Establishing the role of diet in the microbiota-disease axis.
Nat Rev Gastroenterol Hepatol. Feb 2019. doi: 10.1038/s41575-018-0093-7
COMMENT: This work reviews the most important findings about the impact of diet in the demonstrated relationship between gut microbiome and disease, especially focusing to obesity, diabetes and metabolic syndrome.
Evidence that chronic metabolic diseases such as obesity, type 2 diabetes mellitus (T2DM) and nonalcoholic fatty liver disease are associated with alterations in the gut microbiota has increased steadily over the past decade.
Important findings about the role of diet in modifying the gut microbiome and maintaining intact the intestinal barrier (see figure):
Key mediators of these beneficial health effects seem to be short-chain fatty acids (SCFAs), which are microbial metabolites produced through bacterial fermentation of nondigestible carbohydrates.
...germ-free mice receiving the high-fibre post-intervention faecal microbiota had markedly lower fasting and postprandial blood glucose levels compared with mice receiving control post-intervention faecal microbiota.

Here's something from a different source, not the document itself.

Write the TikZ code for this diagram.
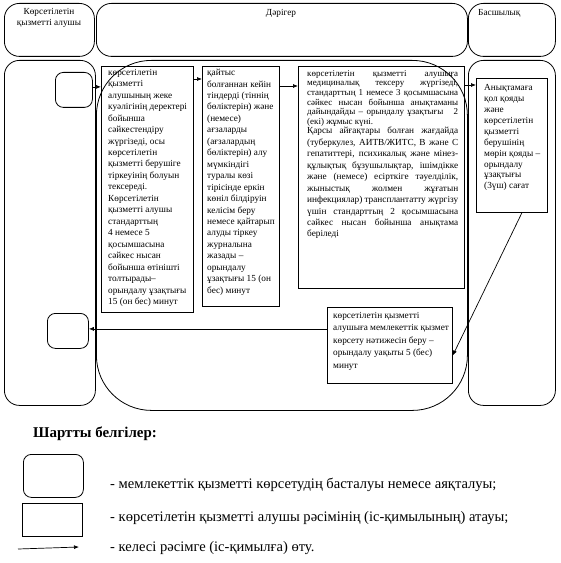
\documentclass[tikz,border=0pt]{standalone}
\usepackage{fontspec}
\setmainfont{Liberation Serif}
\usetikzlibrary{arrows.meta,calc}
\newcommand\bxfont{\fontsize{9.3}{11.5}\selectfont}
\newcommand\bxtight{\fontsize{9}{9.7}\selectfont}
\tikzset{
  lanebox/.style={draw, line width=0.8bp, anchor=north west, inner sep=0, rounded corners=15bp},
  stepbox/.style={draw, line width=0.8bp, anchor=north west, inner sep=0},
  termbox/.style={draw, line width=0.8bp, anchor=north west, inner sep=0, rounded corners=8bp},
  txt/.style={anchor=north west, inner sep=0, align=left, font=\bxfont},
  jtxt/.style={anchor=north west, inner sep=0, text width=151bp, align=justify},
  hdr/.style={inner sep=0, align=center, font=\bxfont},
  arr/.style={-{Latex[length=5bp,width=4bp]}, line width=0.7bp},
  legtxt/.style={anchor=west, inner sep=0, font=\fontsize{14.6}{16}\selectfont}
}
\begin{document}
\begin{tikzpicture}[x=1bp,y=-1bp]
\useasboundingbox (0,0) rectangle (561,563);
% headers
\node[lanebox, minimum width=90bp, minimum height=53bp] (h1) at (4,3) {};
\node[lanebox, minimum width=371bp, minimum height=53bp] (h2) at (96,3) {};
\node[lanebox, minimum width=87bp, minimum height=53bp] (h3) at (468,3) {};
\node[hdr] (h1t) at (49,18) {Көрсетілетін\\қызметті алушы};
\node[hdr] (h2t) at (281,13) {Дәрігер};
\node[hdr, anchor=west] (h3t) at (478,13) {Басшылық};
% lanes
\node[lanebox, minimum width=91bp, minimum height=345bp] (l1) at (4,60) {};
\node[lanebox, minimum width=371bp, minimum height=350bp, rounded corners=55bp] (l2) at (96,60) {};
\node[lanebox, minimum width=87bp, minimum height=345bp] (l3) at (468,60) {};
% start / end
\node[termbox, minimum width=37bp, minimum height=35bp] (start) at (55,72) {};
\node[termbox, minimum width=41bp, minimum height=35bp] (end) at (47,313) {};
% boxes
\node[stepbox, minimum width=92bp, minimum height=246bp] (b1) at (101,66) {};
\node[txt] (b1t) at (108,69) {көрсетілетін\\қызметті\\алушының жеке\\куәлігінің деректері\\бойынша\\сәйкестендіру\\жүргізеді, осы\\көрсетілетін\\қызметті берушіге\\тіркеуінің болуын\\тексереді.\\Көрсетілетін\\қызметті алушы\\стандарттың\\4 немесе 5\\қосымшасына\\сәйкес нысан\\бойынша өтінішті\\толтырады–\\орындалу ұзақтығы\\15 (он бес) минут};
\node[stepbox, minimum width=77bp, minimum height=240bp] (b2) at (202,66) {};
\node[txt] (b2t) at (207,69) {қайтыс\\болғаннан кейін\\тіндерді (тіннің\\бөліктерін) және\\(немесе)\\ағзаларды\\(ағзалардың\\бөліктерін) алу\\мүмкіндігі\\туралы көзі\\тірісінде еркін\\көніл білдіруін\\келісім беру\\немесе қайтарып\\алуды тіркеу\\журналына\\жазады –\\орындалу\\ұзақтығы 15 (он\\бес) минут};
\node[stepbox, minimum width=166bp, minimum height=222bp] (b3) at (298,66) {};
\node[jtxt, font=\bxtight] (b3a) at (307,70) {\hyphenpenalty=10000 \tolerance=9999 көрсетілетін қызметті алушыға\linebreak медициналық тексеру жүргізеді,\linebreak стандарттың 1 немесе 3 қосымшасына\linebreak сәйкес нысан бойынша анықтаманы\linebreak дайындайды – орындалу ұзақтығы\ \ \ 2\linebreak (екі) жұмыс күні.};
\node[jtxt, font=\bxfont] (b3b) at (307,127) {\hyphenpenalty=10000 \tolerance=9999 Қарсы айғақтары болған жағдайда\linebreak (туберкулез, АИТВ/ЖИТС, В және С\linebreak гепатиттері, психикалық және мінез-\linebreak құлықтық бұзушылықтар, ішімдікке\linebreak және (немесе) есірткіге тәуелділік,\linebreak жыныстық жолмен жұғатын\linebreak инфекциялар) трансплантатту жүргізу\linebreak үшін стандарттың 2 қосымшасына\linebreak сәйкес нысан бойынша анықтама\linebreak беріледі};
\node[stepbox, minimum width=71bp, minimum height=134bp] (b4) at (476,78) {};
\node[txt, font=\fontsize{9.3}{11}\selectfont] (b4t) at (484,84) {Анықтамаға\\қол қояды\\және\\көрсетілетін\\қызметті\\берушінің\\мөрін қояды –\\орындалу\\ұзақтығы\\(3үш) сағат};
\node[stepbox, minimum width=125bp, minimum height=76bp] (b5) at (327,307) {};
\node[txt, font=\fontsize{9.3}{12.6}\selectfont] (b5t) at (333,312) {көрсетілетін қызметті\\алушыға мемлекеттік қызмет\\көрсету нәтижесін беру –\\орындалу уақыты 5 (бес)\\минут};
% connectors
\draw[arr] ([yshift=3bp]start.east) -- ([yshift=3bp]start.east -| b1.west);
\draw[arr] ([yshift=-13bp]b1.north east) -- ([yshift=-13bp]b1.north east -| b2.west);
\draw[arr] ([yshift=-20bp]b2.north east) -- ([yshift=-20bp]b2.north east -| b3.west);
\draw[arr] ([yshift=-19bp]b3.north east) -- ([yshift=-19bp]b3.north east -| b4.west);
\draw[arr] ([xshift=10bp]b4.south) -- ([yshift=-10bp]b5.east);
\draw[arr] ([yshift=2bp]b5.west |- end.east) -- ([yshift=2bp]end.east);
% legend
\node[anchor=west, inner sep=0, font=\fontsize{15}{17}\selectfont\bfseries] (legt) at (33,434) {Шартты белгілер:};
\node[termbox, minimum width=60bp, minimum height=43bp] (lg1) at (23,454) {};
\node[stepbox, minimum width=60bp, minimum height=33bp] (lg2) at (22,503) {};
\coordinate (la) at (18,549);
\coordinate (lb) at (79,547);
\draw[arr] (la) -- (lb);
\node[legtxt] (lt1) at (110,485) {- мемлекеттік қызметті көрсетудің басталуы немесе аяқталуы;};
\node[legtxt] (lt2) at (110,518) {- көрсетілетін қызметті алушы рәсімінің (іс-қимылының) атауы;};
\node[legtxt] (lt3) at (110,548) {- келесі рәсімге (іс-қимылға) өту.};
\end{tikzpicture}
\end{document}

Diet is an important modifier of the mucosal barrier and can contribute to its deterioration (for example, via a Western-style diet) or fortification (for example, via fermentable carbohydrates in a high-fibre diet). The consequences of intestinal barrier defects might include metabolic disease or ulcerative colitis.
A Western-style diet high in fats and sugars and low in fibre is associated with metabolic disease and dysbiosis and, as shown by Schroeder and colleagues this year, also contributes to colonic mucus deterioration. Mice fed a Western diet had major increases in the penetrability of the inner colonic mucous layer and reduced mucus growth rate compared with chow-fed mice.
The colonic mucous layer acts as a physical barrier to protect the host from the high bacterial load in the gut. A compromised intestinal barrier is permissive to the translocation of microbial products from the gut into systemic circulation, which can trigger metabolic disease.
IL-22 mediates the protective effect of high fibre diet:
By restoring IL-22 production, normalizing bacterial growth levels and promoting gut epithelial cell proliferation and antimicrobial gene expression, inulin treatment was able to fortify innate mucosal defenses and protect against low-grade inflammation associated with a high-fat diet. In contrast to enhanced intestinal defenses seen with inulin treatment in wild-type mice, inulin lost its ability to prevent high-fat-diet-induced microbiota encroachment in Il22-knockout mice.
Environmental factors are more important than genetic factors determining the composition of the microbiome:
... the question of whether the environment or host genetics dominate the shaping of the human gut microbiome remains. To answer this question, Rothshild and colleagues7 utilized data from a cohort of 1,046 healthy Israeli individuals from Ashkenazi, North African, Middle Eastern, Sephardi, Yemenite and “admixed/other” ancestry. On the basis of host genotyping and stool metagenomic and 16S ribosomal RNA gene-sequencing analysis, the authors show that genetic ancestry is not significantly associated with microbiome composition
Past or present household sharing was more influential for gut microbiome composition than genetic relationship.
Collectively, these data provide convincing evidence that diet, via changes to the composition of the gut microbiota, affects the intestinal barrier and could be used to better treat or prevent diseases linked to intestinal barrier defects.
- Using a high-fibre diet to target short-chain fatty acid producers in the gut microbiota could assist type 2 diabetes management
- Defects in the mucous layer of mice fed a Western-style diet are mediated by gut bacteria and can be rescued by faecal microbiota transplant from chow-fed mice or by prebiotic or probiotic treatment
- Environmental factors such as sharing a household play a major part in shaping microbiome composition, with a relatively minor contribution by host genetics
New diet-based personalized interventions using personalized medicine approaches are promising:
This personalized nutrition approach has the potential to increase the efficacy of nutritional interventions to treat disease.